Recalling that beginning in a letter to friends and colleagues this month, he described the public health challenges facing the city as "awesome" and named a few: young mothers unable to get needed support before, during and after pregnancy; thousands of residents who can't access drug treatment; tens of thousands shut out of preventive health care.
Sharfstein made it three years as health commissioner. Now he leaves to become principal deputy commissioner of the federal Food and Drug Administration. While Baltimore didn't unravel what he described as a "tangled web of problems" during his tenure, it did achieve some measurable change: a citywide ban on lead in children's jewelry and the nationwide withdrawal of over-the-counter cough and cold medicines linked to the deaths of four city children; declines in drug overdose deaths and increases in immunizations.
His department enlisted hundreds of local college students to help the poor get access to health services, worked with pediatricians to distribute tens of thousands of books to children, and partnered with police to take on violence as a public health issue. Governing magazine named him a 2008 Public Official of the Year; Mayor Sheila Dixon calls him a "superstar."
Now the city must find a way to replace him. Dixon has named Olivia Farrow, the city's assistant commissioner for environmental health, to head the department pending a national search for a new commissioner.
Dr. Peter L. Beilenson, who preceded Sharfstein as health commissioner, says the city should look for "passion" in choosing a successor; Police Commissioner Frederick H. Bealefeld III wants "a Josh Sharfstein clone."
Ask Sharfstein whom he would want as a successor, or the public health priorities Baltimore should pursue, and he demurs. Beilenson didn't burden him with public comments about the job when leaving, he notes. Sharfstein wants to extend the same courtesy to the next commissioner.
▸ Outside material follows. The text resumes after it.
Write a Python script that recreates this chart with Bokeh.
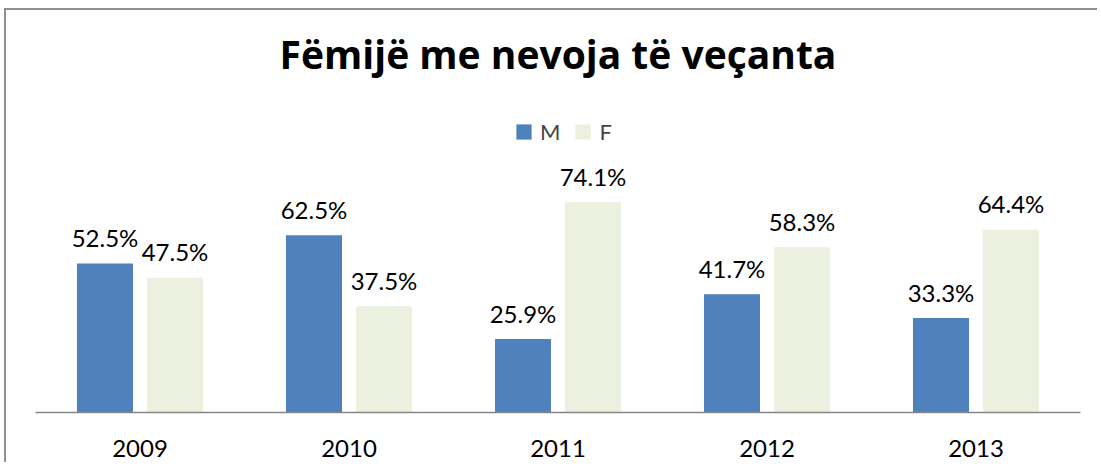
from bokeh.plotting import figure
from bokeh.models import ColumnDataSource, LabelSet, Label, Range1d, FactorRange
from bokeh.transform import dodge
from bokeh.core.properties import value
from bokeh.embed import file_html
from bokeh.resources import INLINE

years = ["2009", "2010", "2011", "2012", "2013"]
m_values = [52.5, 62.5, 25.9, 41.7, 33.3]
f_values = [47.5, 37.5, 74.1, 58.3, 64.4]
title_text = "Fëmijë me nevoja të veçanta"
series_names = ["M", "F"]

src = ColumnDataSource(dict(
    year=years,
    m=m_values,
    f=f_values,
    m_lab=[f"{v:.1f}%" for v in m_values],
    f_lab=[f"{v:.1f}%" for v in f_values],
))

FONT = "Lato"

# frame spans from the top of the canvas down to the axis line
p = figure(
    width=1093, height=454,
    x_range=FactorRange(*years, range_padding=0),
    y_range=Range1d(0, 141.75),
    output_backend="svg", toolbar_location=None,
    min_border_left=29, min_border_right=19, min_border_top=0, min_border_bottom=52,
)
p.styles = {"border-top": "2px solid #8f8f8f", "border-left": "2px solid #8f8f8f",
            "margin-left": "4px", "margin-top": "8px"}
p.outline_line_color = None
p.background_fill_color = "white"
p.border_fill_color = "white"

title = Label(x=2.5, y=126.6, text=title_text, text_align="center",
              text_baseline="alphabetic", text_font="Open Sans",
              text_font_style="bold", text_font_size="39px", text_color="black")
p.add_layout(title)

off = 0.1675
bw = 0.268
p.vbar(x=dodge("year", -off, range=p.x_range), top="m", width=bw, source=src,
       fill_color="#4F81BD", line_color=None, legend_label=series_names[0])
p.vbar(x=dodge("year", off, range=p.x_range), top="f", width=bw, source=src,
       fill_color="#EBF1DE", line_color=None, legend_label=series_names[1])

for col, lab, o in (("m", "m_lab", -off), ("f", "f_lab", off)):
    ls = LabelSet(x=dodge("year", o, range=p.x_range), y=col, text=lab, source=src,
                  text_align="center", text_baseline="middle", y_offset=26,
                  text_font=value(FONT), text_font_size="24px", text_color="black")
    p.add_layout(ls)

p.xgrid.grid_line_color = None
p.ygrid.grid_line_color = None
p.yaxis.visible = False
p.xaxis.axis_line_color = "#868686"
p.xaxis.axis_line_width = 1.5
p.xaxis.major_tick_line_color = None
p.xaxis.minor_tick_line_color = None
p.xaxis.major_label_text_font = FONT
p.xaxis.major_label_text_font_size = "24px"
p.xaxis.major_label_text_color = "black"
p.xaxis.major_label_standoff = 21

lg = p.legend[0]
lg.orientation = "horizontal"
lg.location = (479, 267)
lg.border_line_color = None
lg.background_fill_alpha = 0
lg.label_text_font = FONT
lg.label_text_font_size = "22px"
lg.glyph_width = 19
lg.glyph_height = 19
lg.label_standoff = 7
lg.spacing = 13
lg.padding = 4
lg.margin = 0

open("out.html", "w").write(file_html(p, INLINE))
He is similarly reluctant to discuss his achievements in the city. To a degree unusual for a public official - and particularly one so widely lauded - the Harvard-trained pediatrician deflects the credit to others: To Mayors Martin O'Malley and Dixon, for what he says was their insight and support; to Beilenson, for broadening local perceptions of what public health can encompass; to the officials and academics and volunteers who make the programs work.